**THE PROBLEM**
Will you write out the data exactly, excluding every picture?

------ PROVIDED MATERIAL ------

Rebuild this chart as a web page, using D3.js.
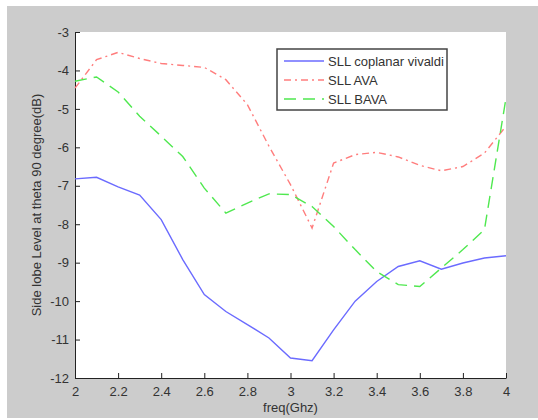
<!DOCTYPE html>
<meta charset="utf-8">
<style>
body { margin: 0; background: #fff; }
text { font-family: "Liberation Sans", Arial, sans-serif; fill: #333; }
.axis path, .axis line { stroke: #222; }
.series { fill: none; stroke-width: 1.4px; }
</style>
<svg width="538" height="420"></svg>
<script src="https://d3js.org/d3.v7.min.js"></script>
<script>

// frequency points (GHz)
var freq = [2.0, 2.1, 2.2, 2.3, 2.4, 2.5, 2.6, 2.7, 2.8, 2.9, 3.0,
            3.1, 3.2, 3.3, 3.4, 3.5, 3.6, 3.7, 3.8, 3.9, 4.0];

var sllVivaldi = [-6.82, -6.78, -7.03, -7.24, -7.88, -8.92, -9.83, -10.27, -10.61, -10.96, -11.48,
                  -11.55, -10.75, -10.0, -9.49, -9.10, -8.95, -9.17, -9.01, -8.88, -8.82];
var sllAva     = [-4.46, -3.72, -3.53, -3.69, -3.82, -3.87, -3.92, -4.24, -4.89, -5.97, -6.97,
                  -8.10, -6.41, -6.19, -6.13, -6.25, -6.47, -6.61, -6.50, -6.15, -5.45];
var sllBava    = [-4.28, -4.17, -4.56, -5.19, -5.71, -6.24, -7.06, -7.71, -7.45, -7.21, -7.23,
                  -7.54, -8.06, -8.66, -9.23, -9.57, -9.62, -9.14, -8.66, -8.14, -4.72];

var xTicks = [2, 2.2, 2.4, 2.6, 2.8, 3, 3.2, 3.4, 3.6, 3.8, 4];
var yTicks = [-3, -4, -5, -6, -7, -8, -9, -10, -11, -12];

var seriesNames = ["SLL coplanar vivaldi", "SLL AVA", "SLL BAVA"];

var series = [
  {name: seriesNames[0], values: sllVivaldi, color: "#6b6bff", dash: null},
  {name: seriesNames[1], values: sllAva, color: "#ff7d7d", dash: "7,4,2,4"},
  {name: seriesNames[2], values: sllBava, color: "#4fe84f", dash: "12,7"}
];

var svg = d3.select("svg");

// matlab-ish gray figure background
svg.append("rect").attr("x", 7).attr("y", 6).attr("width", 531).attr("height", 412).attr("fill", "#cccccc");

var margin = {top: 32, left: 75, right: 32, bottom: 42},
    width = 538 - margin.left - margin.right,
    height = 420 - margin.top - margin.bottom;

var g = svg.append("g").attr("transform", "translate(" + margin.left + "," + margin.top + ")");

g.append("rect").attr("width", width).attr("height", height).attr("fill", "#fff");

var x = d3.scaleLinear().domain([2, 4]).range([0, width]);
var y = d3.scaleLinear().domain([-12, -3]).range([height, 0]);

// plain hyphen minus like matlab
var fmt = function(d) { return String(d); };

g.append("g")
    .attr("class", "axis")
    .attr("transform", "translate(0," + height + ")")
    .call(d3.axisBottom(x).tickValues(xTicks).tickSize(-5).tickSizeOuter(0).tickPadding(6).tickFormat(fmt))
    .call(function(a) { a.selectAll("text").style("font-size", "13px").attr("dy", "0.9em"); });

g.append("g")
    .attr("class", "axis")
    .call(d3.axisLeft(y).tickValues(yTicks).tickSize(-5).tickSizeOuter(0).tickPadding(6).tickFormat(fmt))
    .call(function(a) { a.selectAll("text").style("font-size", "13px"); });

g.selectAll(".axis text").style("font-family", "'Liberation Sans', Arial, sans-serif").attr("fill", "#333");

var line = d3.line()
    .x(function(d, i) { return x(freq[i]); })
    .y(function(d) { return y(d); });

g.selectAll(".series")
    .data(series)
    .enter().append("path")
      .attr("class", "series")
      .attr("d", function(d) { return line(d.values); })
      .style("stroke", function(d) { return d.color; })
      .style("stroke-dasharray", function(d) { return d.dash; });

// axis labels
svg.append("text")
    .attr("x", margin.left + width / 2)
    .attr("y", 412)
    .attr("text-anchor", "middle")
    .style("font-size", "13px")
    .text("freq(Ghz)");

svg.append("text")
    .attr("transform", "translate(41," + (margin.top + height / 2) + ") rotate(-90)")
    .attr("text-anchor", "middle")
    .style("font-size", "13px")
    .text("Side lobe Level at theta 90 degree(dB)");

// legend
var lg = svg.append("g").attr("transform", "translate(277,49)");
lg.append("rect")
    .attr("width", 170).attr("height", 61)
    .attr("fill", "#fff").attr("stroke", "#444").attr("stroke-width", 1.5);

var item = lg.selectAll(".item")
    .data(series)
    .enter().append("g")
      .attr("transform", function(d, i) { return "translate(0," + (12 + i * 19) + ")"; });

item.append("line")
    .attr("x1", 7).attr("x2", 47)
    .style("stroke", function(d) { return d.color; })
    .style("stroke-width", 1.4)
    .style("stroke-dasharray", function(d) { return d.dash; });

item.append("text")
    .attr("x", 51)
    .attr("dy", "0.35em")
    .style("font-size", "13px")
    .text(function(d) { return d.name; });

</script>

------

**FINAL RESULT**
Rebuild this chart as a web page, using D3.js.
<!DOCTYPE html>
<meta charset="utf-8">
<style>
body { margin: 0; background: #fff; }
text { font-family: "Liberation Sans", Arial, sans-serif; fill: #333; }
.axis path, .axis line { stroke: #222; }
.series { fill: none; stroke-width: 1.4px; }
</style>
<svg width="538" height="420"></svg>
<script src="https://d3js.org/d3.v7.min.js"></script>
<script>

// frequency points (GHz)
var freq = [2.0, 2.1, 2.2, 2.3, 2.4, 2.5, 2.6, 2.7, 2.8, 2.9, 3.0,
            3.1, 3.2, 3.3, 3.4, 3.5, 3.6, 3.7, 3.8, 3.9, 4.0];

var sllVivaldi = [-6.82, -6.78, -7.03, -7.24, -7.88, -8.92, -9.83, -10.27, -10.61, -10.96, -11.48,
                  -11.55, -10.75, -10.0, -9.49, -9.10, -8.95, -9.17, -9.01, -8.88, -8.82];
var sllAva     = [-4.46, -3.72, -3.53, -3.69, -3.82, -3.87, -3.92, -4.24, -4.89, -5.97, -6.97,
                  -8.10, -6.41, -6.19, -6.13, -6.25, -6.47, -6.61, -6.50, -6.15, -5.45];
var sllBava    = [-4.28, -4.17, -4.56, -5.19, -5.71, -6.24, -7.06, -7.71, -7.45, -7.21, -7.23,
                  -7.54, -8.06, -8.66, -9.23, -9.57, -9.62, -9.14, -8.66, -8.14, -4.72];

var xTicks = [2, 2.2, 2.4, 2.6, 2.8, 3, 3.2, 3.4, 3.6, 3.8, 4];
var yTicks = [-3, -4, -5, -6, -7, -8, -9, -10, -11, -12];

var seriesNames = ["SLL coplanar vivaldi", "SLL AVA", "SLL BAVA"];

var series = [
  {name: seriesNames[0], values: sllVivaldi, color: "#6b6bff", dash: null},
  {name: seriesNames[1], values: sllAva, color: "#ff7d7d", dash: "7,4,2,4"},
  {name: seriesNames[2], values: sllBava, color: "#4fe84f", dash: "12,7"}
];

var svg = d3.select("svg");

// matlab-ish gray figure background
svg.append("rect").attr("x", 7).attr("y", 6).attr("width", 531).attr("height", 412).attr("fill", "#cccccc");

var margin = {top: 32, left: 75, right: 32, bottom: 42},
    width = 538 - margin.left - margin.right,
    height = 420 - margin.top - margin.bottom;

var g = svg.append("g").attr("transform", "translate(" + margin.left + "," + margin.top + ")");

g.append("rect").attr("width", width).attr("height", height).attr("fill", "#fff");

var x = d3.scaleLinear().domain([2, 4]).range([0, width]);
var y = d3.scaleLinear().domain([-12, -3]).range([height, 0]);

// plain hyphen minus like matlab
var fmt = function(d) { return String(d); };

g.append("g")
    .attr("class", "axis")
    .attr("transform", "translate(0," + height + ")")
    .call(d3.axisBottom(x).tickValues(xTicks).tickSize(-5).tickSizeOuter(0).tickPadding(6).tickFormat(fmt))
    .call(function(a) { a.selectAll("text").style("font-size", "13px").attr("dy", "0.9em"); });

g.append("g")
    .attr("class", "axis")
    .call(d3.axisLeft(y).tickValues(yTicks).tickSize(-5).tickSizeOuter(0).tickPadding(6).tickFormat(fmt))
    .call(function(a) { a.selectAll("text").style("font-size", "13px"); });

g.selectAll(".axis text").style("font-family", "'Liberation Sans', Arial, sans-serif").attr("fill", "#333");

var line = d3.line()
    .x(function(d, i) { return x(freq[i]); })
    .y(function(d) { return y(d); });

g.selectAll(".series")
    .data(series)
    .enter().append("path")
      .attr("class", "series")
      .attr("d", function(d) { return line(d.values); })
      .style("stroke", function(d) { return d.color; })
      .style("stroke-dasharray", function(d) { return d.dash; });

// axis labels
svg.append("text")
    .attr("x", margin.left + width / 2)
    .attr("y", 412)
    .attr("text-anchor", "middle")
    .style("font-size", "13px")
    .text("freq(Ghz)");

svg.append("text")
    .attr("transform", "translate(41," + (margin.top + height / 2) + ") rotate(-90)")
    .attr("text-anchor", "middle")
    .style("font-size", "13px")
    .text("Side lobe Level at theta 90 degree(dB)");

// legend
var lg = svg.append("g").attr("transform", "translate(277,49)");
lg.append("rect")
    .attr("width", 170).attr("height", 61)
    .attr("fill", "#fff").attr("stroke", "#444").attr("stroke-width", 1.5);

var item = lg.selectAll(".item")
    .data(series)
    .enter().append("g")
      .attr("transform", function(d, i) { return "translate(0," + (12 + i * 19) + ")"; });

item.append("line")
    .attr("x1", 7).attr("x2", 47)
    .style("stroke", function(d) { return d.color; })
    .style("stroke-width", 1.4)
    .style("stroke-dasharray", function(d) { return d.dash; });

item.append("text")
    .attr("x", 51)
    .attr("dy", "0.35em")
    .style("font-size", "13px")
    .text(function(d) { return d.name; });

</script>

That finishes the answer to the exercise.